IVUS-guided PCI confers better outcomes vs. angiography
Patients who underwent IVUS-guided PCI had more comorbidities but experienced less mortality, MI and repeat revascularization during the follow-up period than patients who underwent PCI without IVUS, researchers reported.
“The findings enforce the important role of IVUS in PCI. Mortality, MI and repeat revascularization were lower in the IVUS-guided PCI group,” Amgad Mentias, MD, MSc, associate professor of internal medicine at University of Iowa Carver College of Medicine, told Healio. “Intravascular imaging should be utilized more frequently by our interventional cardiologists and should be a fundamental element of interventional cardiology training in the U.S.”
For the study, published in JACC: Cardiovascular Interventions, investigators used the Medicare database to identify 1,877,177 U.S. patients who underwent PCI from 2009 to 2017. Researchers used propensity-score matching and inverse probability weighting to determine long-term outcomes of IVUS-guided PCI compared with non-IVUS-guided PCI.
Across the U.S., IVUS use in PCI increased from 3% of procedures in 2009 to 6.9% in 2017 (P < .01), but large variability was persistent (median, 5.7%; interquartile range, 3.1-10.7).
According to the study, patients who underwent IVUS-guided PCI had greater prevalence of comorbidities, including HF (28.6% vs. 25.8%), prior CAD (22.8% vs. 21.8%), prior stroke (5.1% vs. 4.2%), chronic kidney disease (21.1% vs. 19.3%), chronic lung disease (22.9% vs. 20.9%) and pulmonary hypertension (4.8% vs. 3.9%), compared with patients who did not receive IVUS (P < .001 for all).
Complex PCI was also more common in the IVUS group due to a higher number of stents placed, more vessels treated and more bifurcation and chronic total occlusion lesions. However, patients who underwent angiography-guided PCI were more likely to present with MI (56.2% vs. 48.8%; P < .001), according to the study.
“It is important to note that the use of IVUS in the current study was less common in patients with acute MI,” the researchers wrote. “Several plausible factors for this finding include reluctance of operators to perform intravascular imaging in the presence of intraluminal thrombus and increased risk of spasm. IVUS use in patients with MI can help identify the true culprit lesion and the severity of coronary remodeling and, hence, allow optimum choice of stent size.”
Outcomes in IVUS-guided PCI
Researchers found that in the propensity-matched cohort, IVUS-guided PCI conferred lower 1-year rates of mortality (11.5% vs. 12.3%), MI (4.9% vs. 5.2%) and repeat revascularization (6.1% vs. 6.7%), compared with angiography-guided PCI (P < .01 for all).
During a mean follow-up of 3.7 years, patients who underwent IVUS-guided PCI experienced lower risk for mortality (adjusted HR = 0.903; 95% CI, 0.885-0.922), MI (aHR = 0.899; 95% CI, 0.893-0.904) and repeat revascularization (aHR = 0.893; 95% CI, 0.887-0.898) compared with those who received angiography-guided PCI.

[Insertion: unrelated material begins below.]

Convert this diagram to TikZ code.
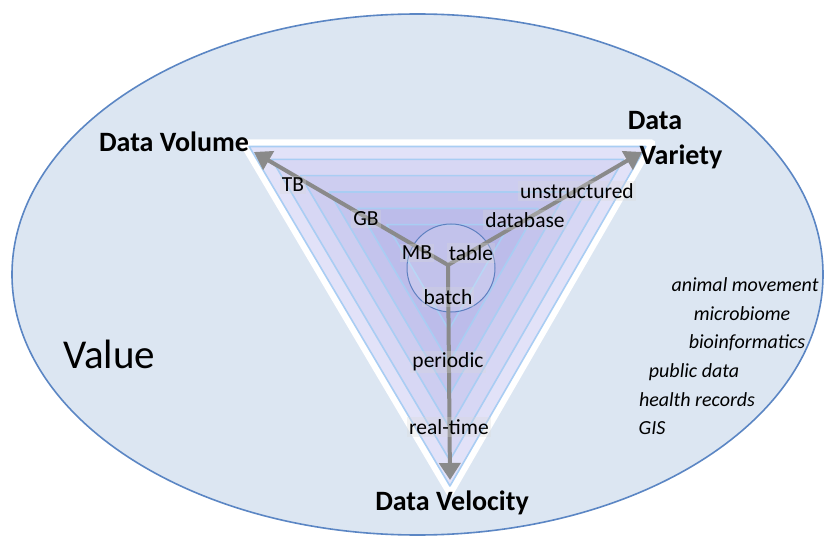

“It remains unknown whether the benefits of IVUS use in our study is linked to pre-stent imaging for PCI planning (ie, stent size and length, need for atherectomy, etc) vs. post-stent imaging for stent optimization (ie, stent expansion and apposition, ruling out complications such as edge dissection, etc), or both,” Mentias said in an interview. “It is also unclear if the favorable outcomes are entirely related to the use of IVUS or in some ways also reflect outcomes in the hands of experienced operators who utilize intravascular imaging for PCI optimization.
“The reluctance to routine use of IVUS in PCI in the U.S. is likely multifactorial, including high cost without adequate reimbursement, concern about being time-consuming and possibly lack of knowledge about its benefits or how to adequately interpret the data and act on it.” Mentias told Healio. “To help overcome these obstacles, regulators and payors should recognize the importance of IVUS in improving outcomes and start a national discussion about the appropriate reimbursement model, and the professional societies should continue to enforce the role of intravascular imaging in PCI in educational meetings and practice guidelines.”

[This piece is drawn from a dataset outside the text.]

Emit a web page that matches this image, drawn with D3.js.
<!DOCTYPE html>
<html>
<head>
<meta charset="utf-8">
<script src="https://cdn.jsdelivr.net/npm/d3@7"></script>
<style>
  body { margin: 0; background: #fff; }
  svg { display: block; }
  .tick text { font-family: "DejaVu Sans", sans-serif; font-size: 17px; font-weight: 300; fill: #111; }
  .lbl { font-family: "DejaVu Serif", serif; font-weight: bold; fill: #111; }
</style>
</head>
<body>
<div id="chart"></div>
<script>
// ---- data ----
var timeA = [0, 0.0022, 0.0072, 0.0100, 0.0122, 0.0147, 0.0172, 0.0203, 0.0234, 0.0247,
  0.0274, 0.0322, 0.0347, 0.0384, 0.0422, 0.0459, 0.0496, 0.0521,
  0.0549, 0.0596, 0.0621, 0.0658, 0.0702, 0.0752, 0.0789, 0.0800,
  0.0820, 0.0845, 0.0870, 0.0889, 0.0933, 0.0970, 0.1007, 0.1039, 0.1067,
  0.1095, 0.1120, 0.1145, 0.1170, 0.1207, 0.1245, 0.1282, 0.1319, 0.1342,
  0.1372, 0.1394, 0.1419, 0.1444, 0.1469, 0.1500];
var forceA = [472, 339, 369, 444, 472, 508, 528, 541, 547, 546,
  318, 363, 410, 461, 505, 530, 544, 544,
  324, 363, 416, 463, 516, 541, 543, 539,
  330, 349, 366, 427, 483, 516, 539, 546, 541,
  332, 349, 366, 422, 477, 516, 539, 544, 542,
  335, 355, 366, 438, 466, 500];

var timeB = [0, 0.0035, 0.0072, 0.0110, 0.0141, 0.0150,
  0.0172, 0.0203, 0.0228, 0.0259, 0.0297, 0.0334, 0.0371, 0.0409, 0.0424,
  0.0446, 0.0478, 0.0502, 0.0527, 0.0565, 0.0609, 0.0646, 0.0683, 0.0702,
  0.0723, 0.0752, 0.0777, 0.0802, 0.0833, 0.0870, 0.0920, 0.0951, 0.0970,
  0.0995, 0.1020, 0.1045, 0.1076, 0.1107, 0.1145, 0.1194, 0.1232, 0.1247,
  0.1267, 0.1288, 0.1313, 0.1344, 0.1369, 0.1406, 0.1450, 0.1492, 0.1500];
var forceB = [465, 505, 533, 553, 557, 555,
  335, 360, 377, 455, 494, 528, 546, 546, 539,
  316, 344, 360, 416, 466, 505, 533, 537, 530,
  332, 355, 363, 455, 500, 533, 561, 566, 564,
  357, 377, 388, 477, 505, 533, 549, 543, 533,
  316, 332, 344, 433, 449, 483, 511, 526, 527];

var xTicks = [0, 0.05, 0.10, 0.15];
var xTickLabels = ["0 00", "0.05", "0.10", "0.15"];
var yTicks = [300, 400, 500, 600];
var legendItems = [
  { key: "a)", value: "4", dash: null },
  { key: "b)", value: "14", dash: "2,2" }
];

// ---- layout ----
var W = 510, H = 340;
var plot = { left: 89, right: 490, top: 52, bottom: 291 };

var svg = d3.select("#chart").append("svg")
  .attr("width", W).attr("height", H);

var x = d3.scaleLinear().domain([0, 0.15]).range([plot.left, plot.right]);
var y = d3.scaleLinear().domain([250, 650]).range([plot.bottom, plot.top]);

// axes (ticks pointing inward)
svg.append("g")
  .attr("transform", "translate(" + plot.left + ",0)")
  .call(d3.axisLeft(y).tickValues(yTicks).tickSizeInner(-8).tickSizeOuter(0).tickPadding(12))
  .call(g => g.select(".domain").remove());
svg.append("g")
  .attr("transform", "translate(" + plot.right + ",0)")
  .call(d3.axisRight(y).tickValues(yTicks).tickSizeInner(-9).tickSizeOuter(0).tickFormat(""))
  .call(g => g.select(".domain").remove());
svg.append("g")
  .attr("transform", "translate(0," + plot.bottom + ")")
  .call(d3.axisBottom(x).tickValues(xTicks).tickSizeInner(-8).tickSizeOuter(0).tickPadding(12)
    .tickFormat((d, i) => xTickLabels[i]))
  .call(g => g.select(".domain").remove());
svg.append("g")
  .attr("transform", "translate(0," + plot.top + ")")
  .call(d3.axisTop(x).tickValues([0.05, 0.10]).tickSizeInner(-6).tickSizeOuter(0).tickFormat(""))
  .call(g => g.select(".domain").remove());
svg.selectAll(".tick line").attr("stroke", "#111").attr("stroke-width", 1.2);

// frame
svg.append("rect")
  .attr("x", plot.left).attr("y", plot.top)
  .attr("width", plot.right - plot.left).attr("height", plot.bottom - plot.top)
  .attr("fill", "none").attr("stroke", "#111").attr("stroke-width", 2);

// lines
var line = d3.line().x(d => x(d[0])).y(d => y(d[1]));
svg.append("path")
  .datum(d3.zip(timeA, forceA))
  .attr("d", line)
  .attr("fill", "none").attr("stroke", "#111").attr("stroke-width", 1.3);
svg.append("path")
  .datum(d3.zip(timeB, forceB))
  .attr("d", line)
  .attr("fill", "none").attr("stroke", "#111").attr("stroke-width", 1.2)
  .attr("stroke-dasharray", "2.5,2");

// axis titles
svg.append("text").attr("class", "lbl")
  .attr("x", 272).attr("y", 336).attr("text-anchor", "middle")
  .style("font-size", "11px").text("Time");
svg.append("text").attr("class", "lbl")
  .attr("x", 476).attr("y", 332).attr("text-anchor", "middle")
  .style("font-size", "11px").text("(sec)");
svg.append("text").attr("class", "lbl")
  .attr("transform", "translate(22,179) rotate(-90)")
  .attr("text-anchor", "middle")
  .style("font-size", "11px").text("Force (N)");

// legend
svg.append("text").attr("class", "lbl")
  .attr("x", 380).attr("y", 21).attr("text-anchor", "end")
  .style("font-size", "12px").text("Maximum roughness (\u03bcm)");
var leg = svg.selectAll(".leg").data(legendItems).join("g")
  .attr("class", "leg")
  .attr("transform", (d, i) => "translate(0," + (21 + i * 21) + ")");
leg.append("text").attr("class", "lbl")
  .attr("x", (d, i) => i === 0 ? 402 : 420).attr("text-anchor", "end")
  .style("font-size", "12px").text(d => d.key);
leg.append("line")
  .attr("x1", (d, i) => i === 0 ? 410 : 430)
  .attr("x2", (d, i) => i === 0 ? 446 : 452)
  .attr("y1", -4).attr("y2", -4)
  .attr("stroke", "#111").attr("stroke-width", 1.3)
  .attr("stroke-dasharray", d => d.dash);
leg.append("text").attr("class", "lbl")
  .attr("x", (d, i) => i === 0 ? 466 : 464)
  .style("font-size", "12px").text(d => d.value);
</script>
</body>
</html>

IVUS ‘should become a mainstay’
“Collectively, the body of evidence investigating the role of IVUS in PCI guidance has matured and data consistently suggest that imaging-guided PCI should become a mainstay of complex PCI procedures,” Lorenz Räber, MD, PhD, and Yasushi Ueki, MD, interventional cardiologists at Bern University Hospital, Switzerland, wrote in a related editorial. “To close the gap between evidence and clinical practice, reimbursement for imaging catheters, easy-to-use semiautomated software applications, and standardized and widespread education are crucial.”